Commutation Review Following Pension Ombudsman Decision

Following the Pensions Ombudsman’s recent Determination on the complaint brought by Mr W Milne, the Government has decided that additional payments are to be made to scheme members whose pension commenced between 1 December 2001 and 21 August 2006 and who chose to commute pension for lump sum at retirement. This is to address the Ombudsman’s conclusion that the scheme’s commutation factors should have been reviewed before 2006.

The Government Actuaries Department (GAD), has prepared two sets of reconstructed commutation factors, which represent the factors that would have been prepared if reviews had been made at 1 December 2001 and at 1 December 2004 respectively.

We have now identified everyone that retired between the relevant dates and is entitled to an additional payment.

The form of additional payment that an individual may be entitled to, will depend on their circumstances at retirement, as can be illustrated be the table below;

Type of member

Form of additional payment

Not subject to maximum commutation amount of 2.25 times annual pension

Lump sum

Subject to maximum commutation amount of 2.25 times annual pension

Additional pension, with backdated arrears of pension paid as a lump sum

Subject to maximum commutation amount of 2.25 times annual pension, original lump sum less than 2.25 times annual pension

 

Member’s option of either:

Lump sum[1]

Or:

Additional pension, with backdated arrears of pension paid as a lump sum.


Government have expressed their expectations that the majority of calculations should be completed by December 2015, and that FRAs will have made the majority of payments by 31 March 2016.
Pensioners affected by this determination will receive individual letters. 
You may have some questions and concerns regarding the payment of interest and tax treatment of these additional payments, and have provided further details below.


[1] If the total lump sum would then exceed the 2.25 times annual pension, then redress will be lump sum up to that limit plus a partial additional pension with backdated arrears of pension paid as a lump sum.

Will individuals be reimbursed through a higher lump sum payment or through higher monthly pension payments?

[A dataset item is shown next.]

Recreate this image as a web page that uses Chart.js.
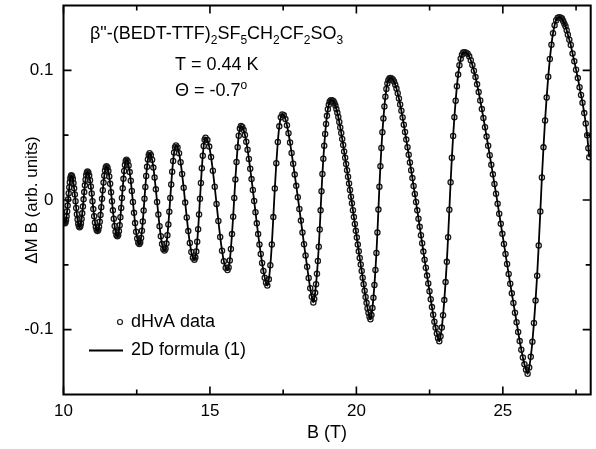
<!DOCTYPE html>
<html><head><meta charset="utf-8">
<script src="https://cdn.jsdelivr.net/npm/chart.js@4.4.1/dist/chart.umd.min.js"></script>
<style>html,body{margin:0;padding:0;background:#fff;}</style>
</head><body>
<canvas id="c" width="596" height="449"></canvas>
<script>
// Magnetic field B (T) of the dHvA data points (one line per half oscillation)
const fieldT = [
10.00,10.025,10.05,
10.068,10.087,10.105,10.123,10.142,10.16,10.178,10.197,10.215,10.233,10.252,10.27,
10.293,10.317,10.34,10.363,10.387,10.41,10.433,10.457,10.48,10.503,10.527,10.55,
10.573,10.595,10.618,10.64,10.663,10.685,10.708,10.73,10.753,10.775,10.798,10.82,
10.848,10.877,10.905,10.933,10.962,10.99,11.018,11.047,11.075,11.103,11.132,11.16,
11.186,11.212,11.238,11.263,11.289,11.315,11.341,11.367,11.392,11.418,11.444,11.47,
11.501,11.532,11.562,11.593,11.624,11.655,11.686,11.717,11.747,11.778,11.809,11.84,
11.866,11.892,11.918,11.943,11.969,11.995,12.021,12.047,12.072,12.098,12.124,12.15,
12.187,12.223,12.26,12.297,12.333,12.37,12.407,12.443,12.48,12.517,12.553,12.59,
12.619,12.648,12.678,12.707,12.736,12.765,12.794,12.823,12.853,12.882,12.911,12.94,
12.983,13.025,13.068,13.11,13.153,13.195,13.238,13.28,13.323,13.365,13.408,13.45,
13.483,13.515,13.548,13.58,13.613,13.645,13.678,13.71,13.743,13.775,13.808,13.84,
13.893,13.945,13.998,14.05,14.103,14.155,14.208,14.26,14.313,14.365,14.418,14.47,
14.502,14.533,14.565,14.597,14.628,14.66,14.692,14.723,14.755,14.787,14.818,14.85,
14.913,14.975,15.038,15.10,15.163,15.225,15.288,15.35,15.413,15.475,15.538,15.6,
15.638,15.677,15.715,15.753,15.792,15.83,15.868,15.907,15.945,15.983,16.022,16.06,
16.105,16.15,16.195,16.24,16.285,16.33,16.375,16.42,16.465,16.51,16.555,16.60,16.645,16.69,16.735,16.78,16.825,16.87,16.915,16.96,
17.011,17.062,17.113,17.164,17.215,17.266,17.317,17.368,17.419,17.47,
17.523,17.576,17.629,17.682,17.735,17.788,17.841,17.894,17.947,18.0,18.053,18.106,18.159,18.212,18.265,18.318,18.371,18.424,18.477,18.53,
18.561,18.592,18.623,18.654,18.685,18.716,18.747,18.778,18.809,18.84,18.871,18.902,18.933,18.964,18.995,19.026,19.057,19.088,19.119,19.15,
19.183,19.217,19.25,19.283,19.316,19.35,19.383,19.416,19.449,19.483,19.516,19.549,19.582,19.616,19.649,19.682,19.715,19.749,19.782,19.815,
19.848,19.882,19.915,19.948,19.981,20.015,20.048,20.081,20.114,20.148,20.181,20.214,20.247,20.281,20.314,20.347,20.38,20.413,20.447,20.48,
20.514,20.548,20.582,20.616,20.65,20.684,20.718,20.752,20.786,20.82,20.854,20.888,20.922,20.956,20.99,21.024,21.058,21.092,21.126,21.16,
21.202,21.244,21.285,21.327,21.369,21.411,21.452,21.494,21.536,21.578,21.619,21.661,21.703,21.745,21.786,21.828,21.87,21.912,21.953,21.995,
22.037,22.079,22.12,22.162,22.204,22.246,22.287,22.329,22.371,22.413,22.454,22.496,22.538,22.58,22.621,22.663,22.705,22.747,22.788,22.83,
22.873,22.916,22.959,23.002,23.045,23.088,23.131,23.174,23.217,23.26,23.303,23.346,23.389,23.432,23.475,23.518,23.561,23.604,23.647,23.69,
23.744,23.798,23.852,23.906,23.96,24.013,24.067,24.121,24.175,24.229,24.283,24.337,24.391,24.445,24.499,24.552,24.606,24.66,24.714,24.768,
24.822,24.876,24.93,24.984,25.038,25.091,25.145,25.199,25.253,25.307,25.361,25.415,25.469,25.523,25.576,25.63,25.684,25.738,25.792,25.846,
25.9,25.954,26.009,26.063,26.117,26.171,26.225,26.28,26.334,26.388,26.442,26.496,26.55,26.605,26.659,26.713,26.767,26.822,26.876,26.93,
26.98,27.02,27.06,27.10,27.14,27.18,27.22,27.27,27.32,27.38,27.44,27.50,27.56,27.62,27.67,27.72,27.78,27.83,27.88,27.92,27.95
];
// Delta M * B (arb. units), same order as fieldT
const deltaMB = [
-0.015,-0.017,-0.018,
-0.0174,-0.0155,-0.0126,-0.0088,-0.0043,0.0005,0.0053,0.0098,0.0136,0.0165,0.0184,0.019,
0.0183,0.0163,0.0131,0.009,0.0042,-0.001,-0.0062,-0.011,-0.0151,-0.0183,-0.0203,-0.021,
-0.0203,-0.0181,-0.0147,-0.0103,-0.0051,0.0005,0.0061,0.0113,0.0157,0.0191,0.0213,0.022,
0.0212,0.0189,0.0153,0.0105,0.005,-0.001,-0.007,-0.0125,-0.0173,-0.0209,-0.0232,-0.024,
-0.0232,-0.0207,-0.0167,-0.0115,-0.0055,0.001,0.0075,0.0135,0.0187,0.0227,0.0252,0.026,
0.0251,0.0224,0.0181,0.0125,0.006,-0.001,-0.008,-0.0145,-0.0201,-0.0244,-0.0271,-0.028,
-0.027,-0.024,-0.0194,-0.0133,-0.0061,0.0015,0.0091,0.0163,0.0224,0.027,0.030,0.031,
0.0299,0.0266,0.0215,0.0148,0.0069,-0.0015,-0.0099,-0.0178,-0.0245,-0.0296,-0.0329,-0.034,
-0.0328,-0.0293,-0.0237,-0.0165,-0.0081,0.001,0.0101,0.0185,0.0257,0.0313,0.0348,0.036,
0.0347,0.031,0.025,0.0173,0.0082,-0.0015,-0.0112,-0.0203,-0.028,-0.034,-0.0377,-0.039,
-0.0376,-0.0336,-0.0271,-0.0188,-0.009,0.0015,0.012,0.0218,0.0301,0.0366,0.0406,0.042,
0.0405,0.0361,0.0291,0.020,0.0094,-0.002,-0.0134,-0.024,-0.0331,-0.0401,-0.0445,-0.046,
-0.0444,-0.0397,-0.0322,-0.0225,-0.0112,0.001,0.0132,0.0245,0.0342,0.0417,0.0464,0.048,
0.0463,0.0412,0.0331,0.0225,0.0102,-0.003,-0.0162,-0.0285,-0.0391,-0.0472,-0.0523,-0.054,
-0.0521,-0.0466,-0.0377,-0.0263,-0.0129,0.0015,0.0159,0.0293,0.0407,0.0496,0.0551,0.057,
0.0563,0.0539,0.0501,0.045,0.0388,0.0317,0.0241,0.0161,0.0077,-0.0008,-0.0094,-0.018,-0.0263,-0.0343,-0.0416,-0.0485,-0.0547,-0.0599,-0.0638,-0.066,
-0.0612,-0.0503,-0.0343,-0.0132,0.0089,0.0284,0.0447,0.0568,0.0638,0.066,
0.0653,0.0624,0.0577,0.0515,0.0443,0.0363,0.0279,0.0196,0.0109,0.0022,-0.0069,-0.0159,-0.025,-0.0341,-0.0428,-0.0515,-0.0602,-0.0681,-0.0747,-0.079,
-0.0763,-0.0716,-0.065,-0.0568,-0.047,-0.0361,-0.0228,-0.008,0.0068,0.0201,0.0318,0.0419,0.0509,0.0587,0.0649,0.07,0.0735,0.0757,0.0768,0.077,
0.0767,0.0762,0.0748,0.0728,0.0702,0.0673,0.064,0.0601,0.056,0.0517,0.0471,0.0424,0.0375,0.0326,0.0278,0.0229,0.0179,0.0128,0.0077,0.0026,
-0.0026,-0.0079,-0.0132,-0.0185,-0.0238,-0.029,-0.0344,-0.0396,-0.0447,-0.0498,-0.0548,-0.0599,-0.065,-0.07,-0.0748,-0.0793,-0.0834,-0.0869,-0.09,-0.092,
-0.0887,-0.0832,-0.0753,-0.0655,-0.0539,-0.0409,-0.025,-0.0074,0.0103,0.0261,0.0401,0.0522,0.0628,0.0721,0.0796,0.0856,0.0898,0.0924,0.0937,0.094,
0.0937,0.093,0.0914,0.0889,0.0859,0.0823,0.0783,0.0737,0.0688,0.0636,0.0581,0.0524,0.0466,0.0407,0.0349,0.029,0.023,0.0169,0.0108,0.0047,
-0.0016,-0.008,-0.0144,-0.0207,-0.0271,-0.0334,-0.0398,-0.0461,-0.0522,-0.0583,-0.0643,-0.0704,-0.0765,-0.0826,-0.0884,-0.0938,-0.0986,-0.1029,-0.1066,-0.109,
-0.1051,-0.0984,-0.0889,-0.0772,-0.0633,-0.0477,-0.0287,-0.0075,0.0137,0.0326,0.0493,0.0638,0.0766,0.0878,0.0967,0.104,0.109,0.1121,0.1137,0.114,
0.1136,0.1128,0.1108,0.1078,0.1041,0.0997,0.0948,0.0892,0.0832,0.0768,0.0701,0.0632,0.0561,0.0489,0.0418,0.0346,0.0272,0.0198,0.0123,0.0049,
-0.0028,-0.0106,-0.0184,-0.0261,-0.0339,-0.0416,-0.0494,-0.0571,-0.0646,-0.072,-0.0794,-0.0869,-0.0943,-0.1018,-0.1088,-0.1154,-0.1214,-0.1266,-0.131,-0.134,
-0.1292,-0.1209,-0.1093,-0.0948,-0.0776,-0.0584,-0.035,-0.0089,0.0173,0.0406,0.0613,0.0791,0.095,0.1087,0.1197,0.1286,0.1348,0.1387,0.1406,0.141,
0.1405,0.140,0.138,0.136,0.134,0.131,0.1275,0.1236,0.1195,0.113,0.107,0.1005,0.094,0.087,0.081,0.075,0.067,0.059,0.050,0.040,0.033
];
const xTickValues = [10, 15, 20, 25];
const xMinorTicks = [12.5, 17.5, 22.5, 27.5];
const yTickValues = [-0.1, 0, 0.1];
const yMinorTicks = [-0.05, 0.05];
const xRange = [10, 28];
const yRange = [-0.15, 0.15];

if (fieldT.length !== deltaMB.length) console.error('length mismatch', fieldT.length, deltaMB.length);

const FONT = '"Liberation Sans", Arial, Helvetica, sans-serif';
const points = fieldT.map((b, i) => ({x: b, y: deltaMB[i]}));

const framePlugin = {
  id: 'frame',
  afterDatasetsDraw(chart) {
    const {ctx, chartArea: a, scales: {x, y}} = chart;
    ctx.save();
    ctx.strokeStyle = '#000';
    ctx.lineWidth = 2;
    ctx.strokeRect(a.left, a.top, a.right - a.left, a.bottom - a.top);
    ctx.lineWidth = 1.6;
    ctx.beginPath();
    const tx = (v, len) => {
      const px = x.getPixelForValue(v);
      ctx.moveTo(px, a.bottom); ctx.lineTo(px, a.bottom - len);
      ctx.moveTo(px, a.top); ctx.lineTo(px, a.top + len);
    };
    const ty = (v, len) => {
      const py = y.getPixelForValue(v);
      ctx.moveTo(a.left, py); ctx.lineTo(a.left + len, py);
      ctx.moveTo(a.right, py); ctx.lineTo(a.right - len, py);
    };
    xTickValues.forEach(v => tx(v, 8));
    xMinorTicks.forEach(v => tx(v, 5));
    yTickValues.forEach(v => ty(v, 8));
    yMinorTicks.forEach(v => ty(v, 5));
    ctx.stroke();

    ctx.fillStyle = '#000';
    ctx.font = '18px ' + FONT;
    ctx.textAlign = 'center';
    ctx.textBaseline = 'alphabetic';
    ctx.fillText('B (T)', (a.left + a.right) / 2, 438);
    ctx.save();
    ctx.translate(37, (a.top + a.bottom) / 2);
    ctx.rotate(-Math.PI / 2);
    ctx.font = '17px ' + FONT;
    ctx.fillText('\u0394M B (arb. units)', 0, 0);
    ctx.restore();

    ctx.textAlign = 'left';
    const rich = (x0, y0, parts) => {
      let xx = x0;
      for (const [t, k] of parts) {
        ctx.font = (k === 'n' ? '18px ' : '12px ') + FONT;
        const dy = k === 'sub' ? 5 : (k === 'sup' ? -7 : 0);
        ctx.fillText(t, xx, y0 + dy);
        xx += ctx.measureText(t).width;
      }
    };
    rich(90, 39, [['\u03B2"-(BEDT-TTF)', 'n'], ['2', 'sub'], ['SF', 'n'], ['5', 'sub'], ['CH', 'n'], ['2', 'sub'],
                  ['CF', 'n'], ['2', 'sub'], ['SO', 'n'], ['3', 'sub']]);
    rich(175, 70, [['T = 0.44 K', 'n']]);
    rich(175, 96, [['\u0398 = -0.7', 'n'], ['o', 'sup']]);

    ctx.font = '18px ' + FONT;
    ctx.fillText('dHvA data', 131, 327);
    ctx.fillText('2D formula (1)', 131, 355);
    ctx.beginPath();
    ctx.lineWidth = 1.2;
    ctx.strokeStyle = '#1a1a1a';
    ctx.arc(120, 322, 2.5, 0, Math.PI * 2);
    ctx.stroke();
    ctx.beginPath();
    ctx.strokeStyle = '#000';
    ctx.lineWidth = 2;
    ctx.moveTo(89, 350.5); ctx.lineTo(123, 350.5);
    ctx.stroke();
    ctx.restore();
  }
};

new Chart(document.getElementById('c'), {
  type: 'scatter',
  data: {
    datasets: [
      {
        label: '2D formula (1)',
        data: points,
        showLine: true,
        pointRadius: 0,
        borderColor: '#000',
        borderWidth: 1.8,
        cubicInterpolationMode: 'monotone',
        order: 0
      },
      {
        label: 'dHvA data',
        data: points,
        showLine: false,
        pointRadius: 2.6,
        pointBorderWidth: 1.3,
        pointBorderColor: '#1a1a1a',
        pointBackgroundColor: 'rgba(255,255,255,0)',
        order: 1
      }
    ]
  },
  options: {
    responsive: false,
    animation: false,
    events: [],
    devicePixelRatio: 1,
    layout: {padding: {top: 5.5, right: 5, left: 0, bottom: 0}},
    plugins: {legend: {display: false}, tooltip: {enabled: false}},
    scales: {
      x: {
        type: 'linear', min: xRange[0], max: xRange[1],
        grid: {display: false, drawTicks: false}, border: {display: false},
        afterBuildTicks: s => { s.ticks = xTickValues.map(v => ({value: v})); },
        afterFit: s => { s.height = 54.5; s.paddingLeft = 0; s.paddingRight = 0; },
        ticks: {color: '#000', padding: 7, maxRotation: 0, font: {size: 17, family: FONT}, callback: v => String(v)}
      },
      y: {
        type: 'linear', min: yRange[0], max: yRange[1],
        grid: {display: false, drawTicks: false}, border: {display: false},
        afterBuildTicks: s => { s.ticks = yTickValues.map(v => ({value: v})); },
        afterFit: s => { s.width = 63.5; s.paddingTop = 0; s.paddingBottom = 0; },
        ticks: {color: '#000', padding: 10, font: {size: 17, family: FONT},
                callback: v => (Math.abs(v) < 1e-9 ? '0' : String(Math.round(v * 100) / 100))}
      }
    }
  },
  plugins: [framePlugin]
});
</script>
</body></html>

Will they have a choice in this?

Any additional payment will usually take the form of a lump sum.  For some members, a maximum commutation amount of 2.25 times annual pension would have applied under the Firefighters Pension Scheme Order 1992. In such cases, additional payment may be paid as additional pension, with backdated arrears of pension to be paid as a lump sum.

How much interest will individuals be paid?  

The payments to affected individuals will include interest, in recognition of the fact these payments have been delayed by as many as 14 years in some cases. The Pensions Ombudsman has directed interest to be paid at the Bank of England base rate prevailing over the period between retirement and the date of payment of the additional sum, without compounding.

How will this affect my tax?

The tax treatment of any payment will ensure that the individual is put back in the position that they would have been in had they received the correct payments upon retirement. Where no tax would have been due before, the government will meet the costs. Where the individual would have paid tax, they will need to do so now. This will ensure that no one is put in a worse-off position.

(i)            Members not affected by the 2.25 * pension limit

Members not affected by the 2.25 x pension limit will not be liable for tax on the additional payment, and will not need to include the lump sum on a self -assessment tax return.

(ii)          Members affected by the 2.25 * pension limit who receive an additional pension only

Members affected by the 2.25 x pension limit, who receive an additional pension, with backdated arrears of pension paid as a lump sum will be taxed on the lump sum that represents past pension instalments and the additional pension through PAYE in the tax year in which they are received.  

Income tax of 20% will be deducted from the lump sum which represents interest on past pension instalments.